Alternatively, even if the upper level of the liquid remains below the inlet of the production tube, the gas may carry some liquid. In some cases, the liquid can be carried first in a gaseous phase, e.g., as water vapor, that liquefies as the produced fluid travels through the production tube. As the vapor liquefies, it can form a mist, i.e., small droplets suspended in the gas. Mist-like droplets of the liquid can also be present in the gas as it enters the production tube. In either case, the droplets of liquid typically tend to combine and form larger drops of liquid in the produced fluid. Thus, as the produced fluid travels through the production tube, the liquid content may increase and may become more difficult to lift, thereby reducing the flow rate of the well. The liquid content in the produced fluid may even stop the production of gas from the well until sufficient pressure builds.
A number of conventional methods exist for deliquefying a produced fluid during production or otherwise increasing the flow rate of a gas producing well.
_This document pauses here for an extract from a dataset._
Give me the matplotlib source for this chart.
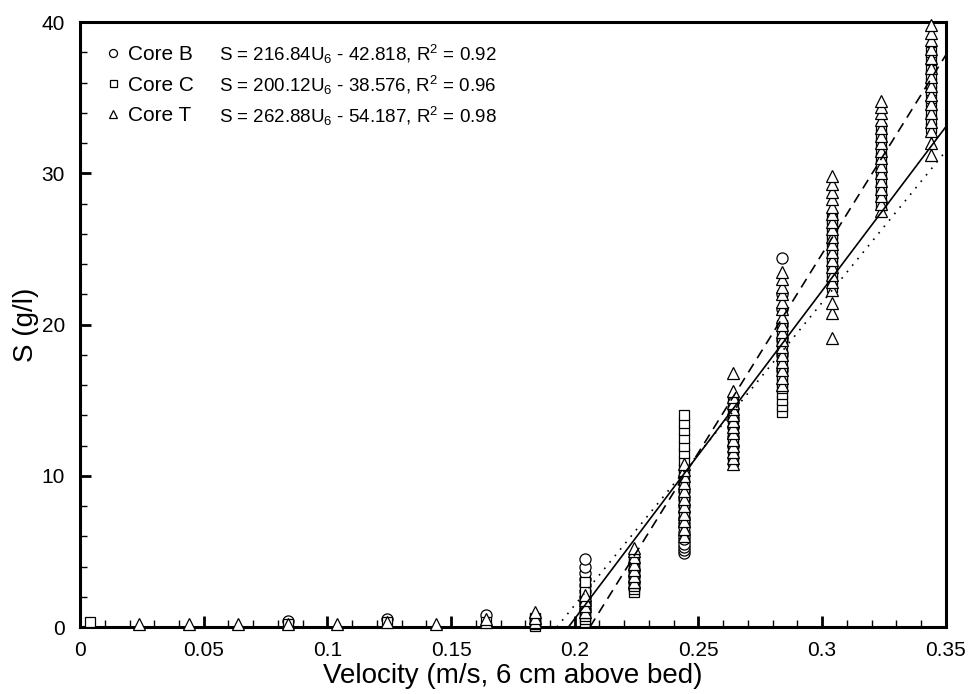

Artificial lift can be provided to the well, such as by injecting a lift gas at high pressure into the annulus of the well so that the lift gas enters the production tube at a particular depth and helps lift the produced fluid with it through the production tube. Alternatively, a plunger- or rod-type pump can be used to draw gas from a well. Another conventional method includes injecting a diluent material or other chemical into the well to facilitate gaseous production. While such conventional methods can be successful in facilitating production in some gas wells, there exists a continued need for improvements to produce fluids from a well production, particularly in the production of gas from reservoirs that include some liquids.